Hutcheson recommends soaking the tree’s root system every 7 to 10 days.  He says one watering is better than two… provided its long enough to seep into the hard, clay surface and wide enough to make a difference.  “To water a trees root system, it can be two and a half to five times the canopy, the width of the canopy is the width of the dripline.”

Other tips include watering during the natural dew period to prevent the spread of disease and placing mulch near the trunk of a tree, but not on it, to help conserve moisture.  Hutcheson warns, “It’s going to take a good couple of soaking rains of an inch to an inch and a half or more to recharge our soil moisture to where we need.”

Other issues like insects, pruning and flare damage from lawn mowers and weed eaters can all affect how a tree performs in dry weather conditions. 

If you have concerns about the health of your tree, UGA Extension in Walker County has a great publication entitled “Is My Tree Dying,” which you can pick up a copy of in their office on Napier Street in LaFayette or view it online at extension.uga.edu.  The publication walks you through a full assessment of what to look for on your tree to determine the health of your tree.
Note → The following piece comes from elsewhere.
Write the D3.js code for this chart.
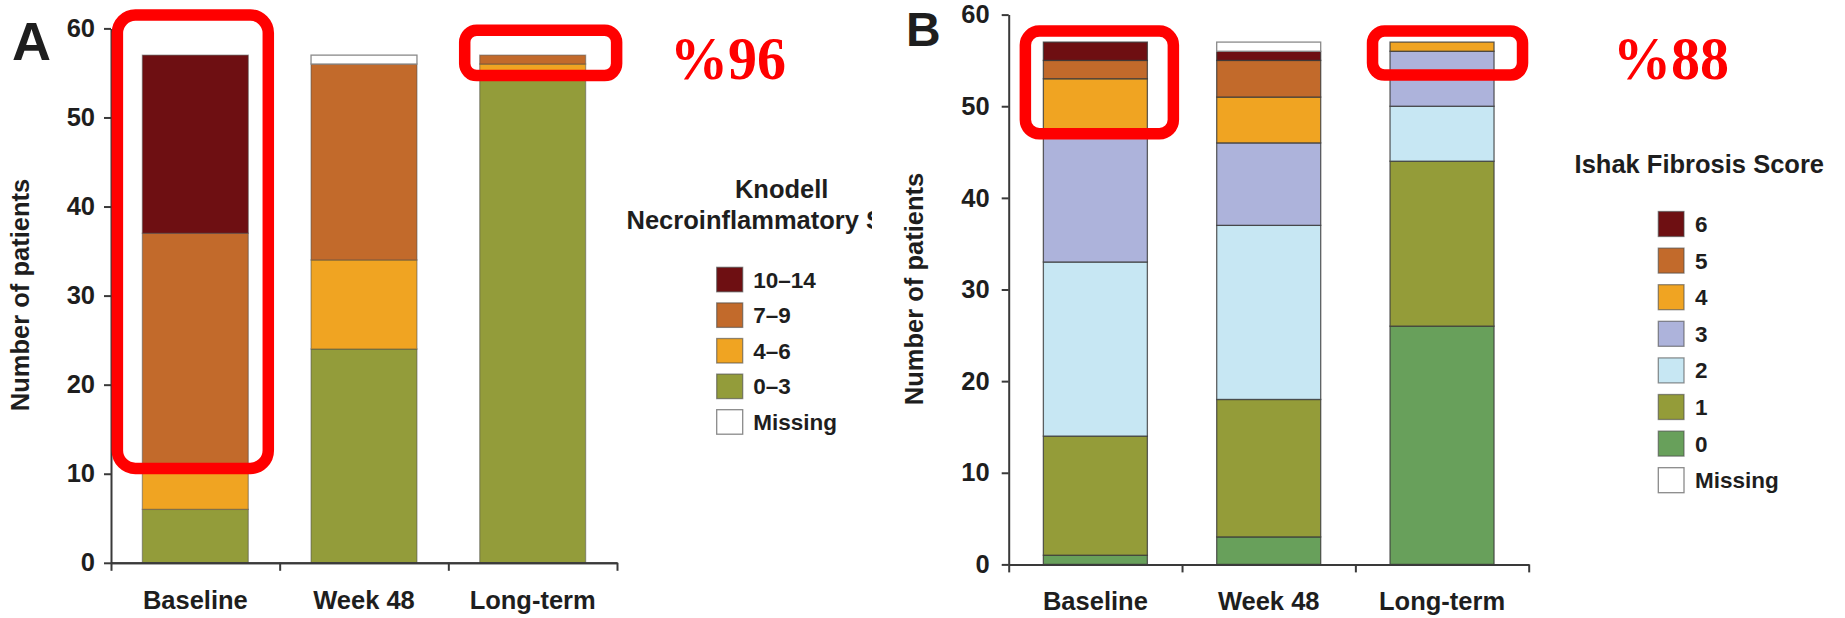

High Fire Danger Could Impact Open Burning Season

LaFayette, GA – With the arrival of October, Georgia’s seasonal burn ban, which impacts Walker and 53 other counties, comes to a close.  While burning is allowed from October 1st through April 30th, residents need to obtain a permit and be aware of what is legal and illegal to burn.

Fire Inspector Jeff Roerdink with Walker County Fire Rescue says “the things that you can burn right now are pretty much going to be natural vegetation. Which means, if you had a tree fall down on your property you can burn those limbs, you can burn those leaves.”

Burning construction materials, like treated lumber or shingles, is prohibited… as well as tires, plastics and household garbage.  “Garbage is a definite no go,” says Roerdink.  “There are a lot of chemicals in the trash we generally throw out, like plastic bottles, that would put off gases and smoke into the atmosphere that is harmful for people to breath.”

There is no cost to obtain a permit from the Georgia Forestry Commission. Simply visit GaTrees.org or call 1-877-OK-2-BURN. Permits are good for one day, from 8:00 a.m. to sundown. If caught burning without a permit, you could be fined.

This year, due to drought conditions, Georgia Forestry will be issuing permits on a day to day basis in an effort to prevent wildfires.  The decision to burn will be based on the weather and permits may be restricted due to the fire danger forecast.

“There’s a five step fire danger system used nationally, and right now Georgia is in the four to five categories, indicating very high fire danger,” said Georgia Forestry Commission Chief of Protection Frank Sorrells.

When you do burn, Roerdink suggests taking a few precautions to keep your burn pile from getting away from you.  “Keep it down to a small pile. And keep a 25 foot clearance around that area so if you are burning, it’s not going to get away from you. Make sure it’s down to the soil, bare dirt.”

You should also keep water and a shovel close by and never leave your fire unattended.

For additional information about open burning, permitting requirements and fire conditions, visit GaTrees.org.